ANNVILLE, Pa. (WHTM) — More than 100 air assault students had to really work for their lunch Thursday when Fort Indiantown Gap hosted an air assault course.
“Everyone thinks when you’re doing air assault, you’re rappelling out of a helicopter. That’s only part of it,” Fort Indiantown Gap Commander, Col. Robert F. Hepner said.
It’s a 10-day course designed to prepare soldiers for insertion, evacuation and pathfinder missions.
“For the big picture, for the Army, it’s another form of insertion, for getting troops and supplies into an area that a helicopter may not be able to land in,” said Captain Ronald Snyder, Bravo Group Commander.
The students learned the mastery of rappelling techniques and sling load procedures, skills that involve intense concentration and a commitment to safety.
“They can sling load equipment, ammunition, vehicles to remote locations that are not accessible by road.

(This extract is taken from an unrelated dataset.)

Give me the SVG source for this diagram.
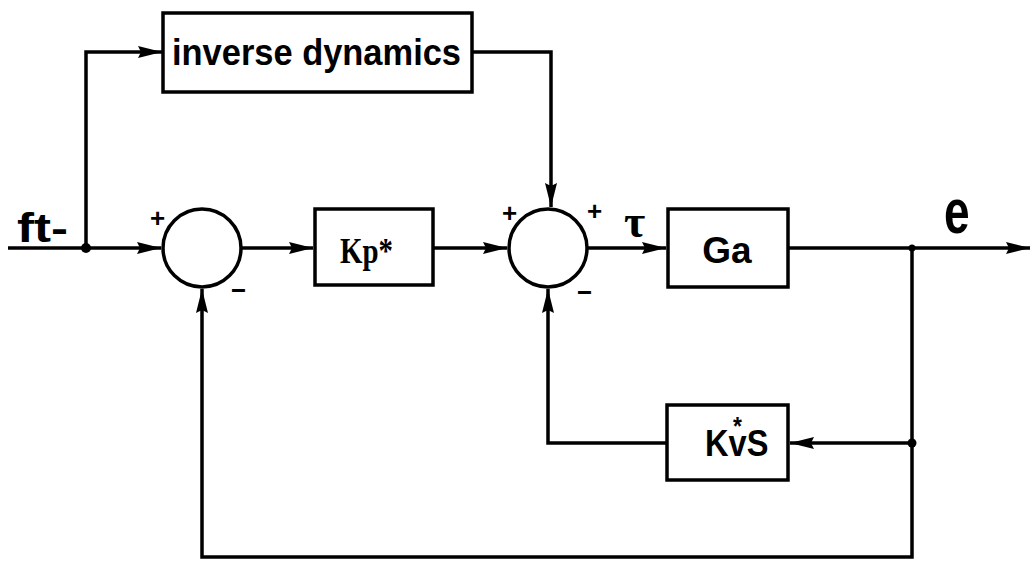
<svg xmlns="http://www.w3.org/2000/svg" width="1033" height="564" viewBox="0 0 1033 564">
<style>
.box{fill:#fff;stroke:#000;stroke-width:3.5}
.sum{fill:#fff;stroke:#000;stroke-width:3.5}
.ln{fill:none;stroke:#000;stroke-width:3.5}
.t{font-family:"Liberation Sans",Arial,sans-serif;font-weight:bold;fill:#000}
.s{font-family:"Liberation Sans",Arial,sans-serif;font-weight:bold;fill:#000;font-size:26px}
</style>
<defs>
<marker id="ah" markerUnits="userSpaceOnUse" markerWidth="26" markerHeight="14" refX="24" refY="7" orient="auto">
<path d="M0,1 L24,7 L0,13 L3,7 Z" fill="#000"/>
</marker>
</defs>
<rect width="1033" height="564" fill="#fff"/>
<g id="connectors">
<path class="ln" d="M8,248 L161,248" marker-end="url(#ah)"/>
<path class="ln" d="M86,248 L86,52 L162,52" marker-end="url(#ah)"/>
<path class="ln" d="M472,52 L551,52 L551,207" marker-end="url(#ah)"/>
<path class="ln" d="M241,248 L313,248" marker-end="url(#ah)"/>
<path class="ln" d="M433,248 L507,248" marker-end="url(#ah)"/>
<path class="ln" d="M588,248 L666,248" marker-end="url(#ah)"/>
<path class="ln" d="M788,248 L1030,248" marker-end="url(#ah)"/>
<path class="ln" d="M912,248 L912,557 L202,557 L202,289" marker-end="url(#ah)"/>
<path class="ln" d="M912,443 L790,443" marker-end="url(#ah)"/>
<path class="ln" d="M667,443 L548,443 L548,289" marker-end="url(#ah)"/>
<circle cx="86" cy="248" r="5" fill="#000"/>
<circle cx="912" cy="248" r="3.5" fill="#000"/>
<circle cx="912" cy="443" r="4.5" fill="#000"/>
</g>
<g id="node-input">
<text class="t" x="17" y="242" font-size="40" textLength="51" lengthAdjust="spacingAndGlyphs">ft-</text>
</g>
<g id="node-inverse">
<rect class="box" x="163" y="13" width="309" height="79"/>
<text class="t" x="172" y="65" font-size="37" textLength="289" lengthAdjust="spacingAndGlyphs">inverse dynamics</text>
</g>
<g id="node-sum1">
<circle class="sum" cx="202" cy="248" r="39"/>
<text class="s" x="150" y="227">+</text>
<text class="s" x="230" y="297" textLength="17" lengthAdjust="spacingAndGlyphs">-</text>
</g>
<g id="node-kp">
<rect class="box" x="315" y="209" width="118" height="76"/>
<text x="340" y="263" font-family="'Liberation Serif','Times New Roman',serif" font-weight="bold" font-size="36" textLength="53" lengthAdjust="spacingAndGlyphs" fill="#000">Kp*</text>
</g>
<g id="node-sum2">
<circle class="sum" cx="548" cy="248" r="39"/>
<text class="s" x="502" y="222">+</text>
<text class="s" x="587" y="220">+</text>
<text class="s" x="576" y="299" textLength="17" lengthAdjust="spacingAndGlyphs">-</text>
<text x="624" y="237" font-family="'Liberation Serif','Times New Roman',serif" font-weight="bold" font-size="46" fill="#000">τ</text>
</g>
<g id="node-ga">
<rect class="box" x="668" y="209" width="120" height="78"/>
<text class="t" x="727" y="263" font-size="37" text-anchor="middle">Ga</text>
<text class="t" font-size="46" transform="translate(944,233) scale(1,1.35)">e</text>
</g>
<g id="node-kvs">
<rect class="box" x="667" y="405" width="121" height="75"/>
<text class="t" font-size="37" transform="translate(705,456) scale(0.88,1)">Kv<tspan font-size="26" dx="-15.5" dy="-21">*</tspan><tspan dx="5.4" dy="21">S</tspan></text>
</g>
</svg>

This is useful in both humanitarian aid missions, emergency situations stateside, and overseas, obviously, to get combat equipment out to strange areas,” Snyder said.
The students practiced rappelling then had to secure of sling load of their lunch. This training will prepare them for natural disaster situations like hurricanes.
“That’s something that we could very easily be doing right here in Pennsylvania,” Hepner said. “With flash floods, when we need to get food to somebody or snowstorms and we need to get food to somebody, we have to air assault things in.”
This is the first time Fort Indiantown Gap has hosted air assault training and they say it is here to stay.
“The opportunity to bring this here and get this many people qualified for that warrior mission, for the go-to-war mission, this training is going to be vital for them in that go-to-war mission. It’s just outstanding,” Hepner said.
There are 164 students set to graduate from the U.S. Army Air Assault School on Friday. However, they first had to run 12 miles at 3 a.m.